Work required
Repeat the records below exactly, leaving out any pictures.

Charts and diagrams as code
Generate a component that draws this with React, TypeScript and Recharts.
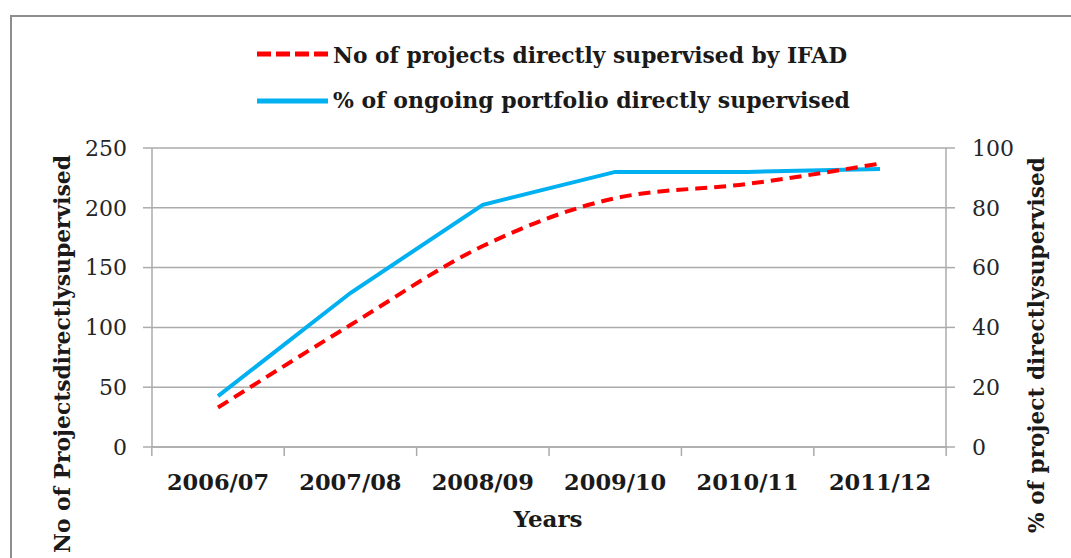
import React from "react";
import { LineChart, Line, XAxis, YAxis, CartesianGrid } from "recharts";

const years = ["2006/07", "2007/08", "2008/09", "2009/10", "2010/11", "2011/12"];
const projectsSupervised = [33, 102, 168, 208, 220, 237];
const portfolioShare = [17, 51.5, 81, 92, 92, 93];
const leftTicks = [0, 50, 100, 150, 200, 250];
const rightTicks = [0, 20, 40, 60, 80, 100];

const data = years.map((year, i) => ({
  year,
  projects: projectsSupervised[i],
  share: portfolioShare[i],
}));

const FONT = "'DejaVu Serif', serif";
const GRID = "#ababab";
const RED = "#ff0000";
const BLUE = "#00b0f0";
const TICK_SIZE = 9;
const TICK_MARGIN = 18;

const numberTick = { fontFamily: FONT, fontSize: 22, fill: "#262626" };

// category label plus Excel-style tick marks on the band edges
function YearTick(props: any) {
  const { x, y, payload, index, width, visibleTicksCount } = props;
  const half = width / visibleTicksCount / 2;
  const top = y - TICK_SIZE - TICK_MARGIN;
  return (
    <g>
      <line x1={x - half} y1={top} x2={x - half} y2={top + TICK_SIZE} stroke={GRID} strokeWidth={1.5} />
      {index === visibleTicksCount - 1 && (
        <line x1={x + half} y1={top} x2={x + half} y2={top + TICK_SIZE} stroke={GRID} strokeWidth={1.5} />
      )}
      <text
        x={x}
        y={y}
        dy={16}
        textAnchor="middle"
        fontFamily={FONT}
        fontWeight="bold"
        fontSize={22.5}
        fill="#1a1a1a"
      >
        {payload.value}
      </text>
    </g>
  );
}

function Overlay() {
  return (
    <svg
      width={1071}
      height={558}
      style={{ position: "absolute", left: 0, top: 0, pointerEvents: "none" }}
    >
      <g fontFamily={FONT} fontWeight="bold" fill="#1a1a1a">
        <line x1={257} y1={54} x2={328} y2={54} stroke={RED} strokeWidth={5} strokeDasharray="14 5" />
        <text x={333} y={63} fontSize={23} textLength={514} lengthAdjust="spacingAndGlyphs">
          No of projects directly supervised by IFAD
        </text>
        <line x1={257} y1={101} x2={328} y2={101} stroke={BLUE} strokeWidth={5} />
        <text x={333} y={108} fontSize={23} textLength={517} lengthAdjust="spacingAndGlyphs">
          % of ongoing portfolio directly supervised
        </text>
        <text x={548} y={527} fontSize={23} textAnchor="middle">
          Years
        </text>
        <text
          transform="translate(70 354) rotate(-90)"
          fontSize={22}
          textAnchor="middle"
          textLength={398}
          lengthAdjust="spacingAndGlyphs"
        >
          No of Projectsdirectlysupervised
        </text>
        <text
          transform="translate(1044 345) rotate(-90)"
          fontSize={22}
          textAnchor="middle"
          textLength={376}
          lengthAdjust="spacingAndGlyphs"
        >
          % of project directlysupervised
        </text>
      </g>
    </svg>
  );
}

export default function App() {
  return (
    <div
      style={{
        position: "absolute",
        left: 0,
        top: 0,
        width: 1071,
        height: 558,
        overflow: "hidden",
        background: "#fff",
      }}
    >
      <div
        style={{
          position: "absolute",
          left: 10,
          top: 15,
          width: 1200,
          height: 700,
          border: "2px solid #8e8e8e",
        }}
      />
      <div style={{ position: "absolute", left: 0, top: 0 }}>
        <LineChart
          width={1071}
          height={558}
          data={data}
          margin={{ top: 148, right: 65, bottom: 68, left: 92 }}
        >
          <CartesianGrid vertical={false} stroke={GRID} strokeWidth={1.5} yAxisId="left" />
          <XAxis
            dataKey="year"
            axisLine={{ stroke: GRID, strokeWidth: 1.5 }}
            tickLine={false}
            tickSize={TICK_SIZE}
            tickMargin={TICK_MARGIN}
            tick={<YearTick />}
            height={43}
            interval={0}
            padding={{ left: 66, right: 66 }}
          />
          <YAxis
            yAxisId="left"
            domain={[0, 250]}
            ticks={leftTicks}
            width={60}
            tickSize={9}
            tickMargin={16}
            axisLine={{ stroke: GRID, strokeWidth: 1.5 }}
            tickLine={{ stroke: GRID, strokeWidth: 1.5 }}
            tick={numberTick}
          />
          <YAxis
            yAxisId="right"
            orientation="right"
            domain={[0, 100]}
            ticks={rightTicks}
            width={60}
            tickSize={9}
            tickMargin={17}
            axisLine={{ stroke: GRID, strokeWidth: 1.5 }}
            tickLine={{ stroke: GRID, strokeWidth: 1.5 }}
            tick={numberTick}
          />
          <Line
            yAxisId="right"
            type="linear"
            dataKey="share"
            stroke={BLUE}
            strokeWidth={4}
            dot={false}
            isAnimationActive={false}
          />
          <Line
            yAxisId="left"
            type="monotone"
            dataKey="projects"
            stroke={RED}
            strokeWidth={4}
            strokeDasharray="12 7"
            dot={false}
            isAnimationActive={false}
          />
        </LineChart>
      </div>
      <Overlay />
    </div>
  );
}
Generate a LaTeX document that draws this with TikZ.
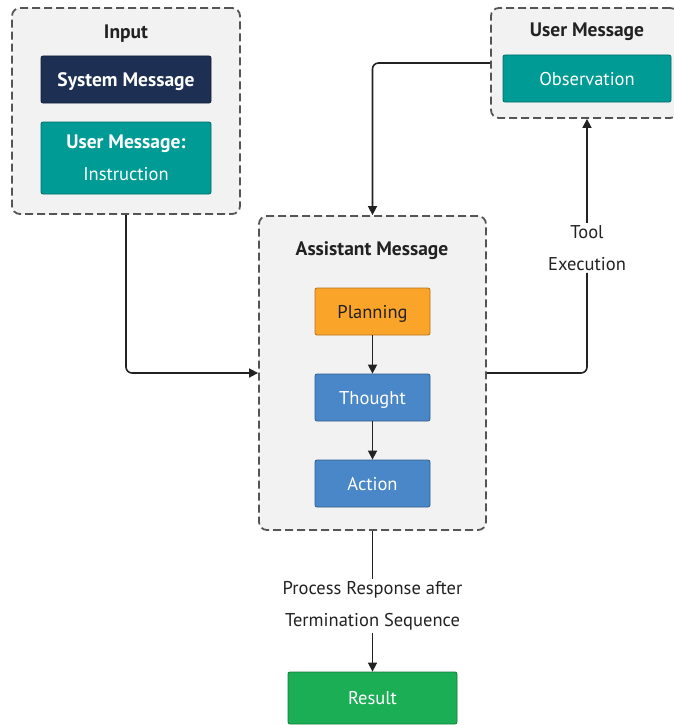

Exercise response
Generate a component that draws this with React, TypeScript and Recharts.
import React from "react";
import { LineChart, Line, XAxis, YAxis, CartesianGrid } from "recharts";

const years = ["2006/07", "2007/08", "2008/09", "2009/10", "2010/11", "2011/12"];
const projectsSupervised = [33, 102, 168, 208, 220, 237];
const portfolioShare = [17, 51.5, 81, 92, 92, 93];
const leftTicks = [0, 50, 100, 150, 200, 250];
const rightTicks = [0, 20, 40, 60, 80, 100];

const data = years.map((year, i) => ({
  year,
  projects: projectsSupervised[i],
  share: portfolioShare[i],
}));

const FONT = "'DejaVu Serif', serif";
const GRID = "#ababab";
const RED = "#ff0000";
const BLUE = "#00b0f0";
const TICK_SIZE = 9;
const TICK_MARGIN = 18;

const numberTick = { fontFamily: FONT, fontSize: 22, fill: "#262626" };

// category label plus Excel-style tick marks on the band edges
function YearTick(props: any) {
  const { x, y, payload, index, width, visibleTicksCount } = props;
  const half = width / visibleTicksCount / 2;
  const top = y - TICK_SIZE - TICK_MARGIN;
  return (
    <g>
      <line x1={x - half} y1={top} x2={x - half} y2={top + TICK_SIZE} stroke={GRID} strokeWidth={1.5} />
      {index === visibleTicksCount - 1 && (
        <line x1={x + half} y1={top} x2={x + half} y2={top + TICK_SIZE} stroke={GRID} strokeWidth={1.5} />
      )}
      <text
        x={x}
        y={y}
        dy={16}
        textAnchor="middle"
        fontFamily={FONT}
        fontWeight="bold"
        fontSize={22.5}
        fill="#1a1a1a"
      >
        {payload.value}
      </text>
    </g>
  );
}

function Overlay() {
  return (
    <svg
      width={1071}
      height={558}
      style={{ position: "absolute", left: 0, top: 0, pointerEvents: "none" }}
    >
      <g fontFamily={FONT} fontWeight="bold" fill="#1a1a1a">
        <line x1={257} y1={54} x2={328} y2={54} stroke={RED} strokeWidth={5} strokeDasharray="14 5" />
        <text x={333} y={63} fontSize={23} textLength={514} lengthAdjust="spacingAndGlyphs">
          No of projects directly supervised by IFAD
        </text>
        <line x1={257} y1={101} x2={328} y2={101} stroke={BLUE} strokeWidth={5} />
        <text x={333} y={108} fontSize={23} textLength={517} lengthAdjust="spacingAndGlyphs">
          % of ongoing portfolio directly supervised
        </text>
        <text x={548} y={527} fontSize={23} textAnchor="middle">
          Years
        </text>
        <text
          transform="translate(70 354) rotate(-90)"
          fontSize={22}
          textAnchor="middle"
          textLength={398}
          lengthAdjust="spacingAndGlyphs"
        >
          No of Projectsdirectlysupervised
        </text>
        <text
          transform="translate(1044 345) rotate(-90)"
          fontSize={22}
          textAnchor="middle"
          textLength={376}
          lengthAdjust="spacingAndGlyphs"
        >
          % of project directlysupervised
        </text>
      </g>
    </svg>
  );
}

export default function App() {
  return (
    <div
      style={{
        position: "absolute",
        left: 0,
        top: 0,
        width: 1071,
        height: 558,
        overflow: "hidden",
        background: "#fff",
      }}
    >
      <div
        style={{
          position: "absolute",
          left: 10,
          top: 15,
          width: 1200,
          height: 700,
          border: "2px solid #8e8e8e",
        }}
      />
      <div style={{ position: "absolute", left: 0, top: 0 }}>
        <LineChart
          width={1071}
          height={558}
          data={data}
          margin={{ top: 148, right: 65, bottom: 68, left: 92 }}
        >
          <CartesianGrid vertical={false} stroke={GRID} strokeWidth={1.5} yAxisId="left" />
          <XAxis
            dataKey="year"
            axisLine={{ stroke: GRID, strokeWidth: 1.5 }}
            tickLine={false}
            tickSize={TICK_SIZE}
            tickMargin={TICK_MARGIN}
            tick={<YearTick />}
            height={43}
            interval={0}
            padding={{ left: 66, right: 66 }}
          />
          <YAxis
            yAxisId="left"
            domain={[0, 250]}
            ticks={leftTicks}
            width={60}
            tickSize={9}
            tickMargin={16}
            axisLine={{ stroke: GRID, strokeWidth: 1.5 }}
            tickLine={{ stroke: GRID, strokeWidth: 1.5 }}
            tick={numberTick}
          />
          <YAxis
            yAxisId="right"
            orientation="right"
            domain={[0, 100]}
            ticks={rightTicks}
            width={60}
            tickSize={9}
            tickMargin={17}
            axisLine={{ stroke: GRID, strokeWidth: 1.5 }}
            tickLine={{ stroke: GRID, strokeWidth: 1.5 }}
            tick={numberTick}
          />
          <Line
            yAxisId="right"
            type="linear"
            dataKey="share"
            stroke={BLUE}
            strokeWidth={4}
            dot={false}
            isAnimationActive={false}
          />
          <Line
            yAxisId="left"
            type="monotone"
            dataKey="projects"
            stroke={RED}
            strokeWidth={4}
            strokeDasharray="12 7"
            dot={false}
            isAnimationActive={false}
          />
        </LineChart>
      </div>
      <Overlay />
    </div>
  );
}
Generate a LaTeX document that draws this with TikZ.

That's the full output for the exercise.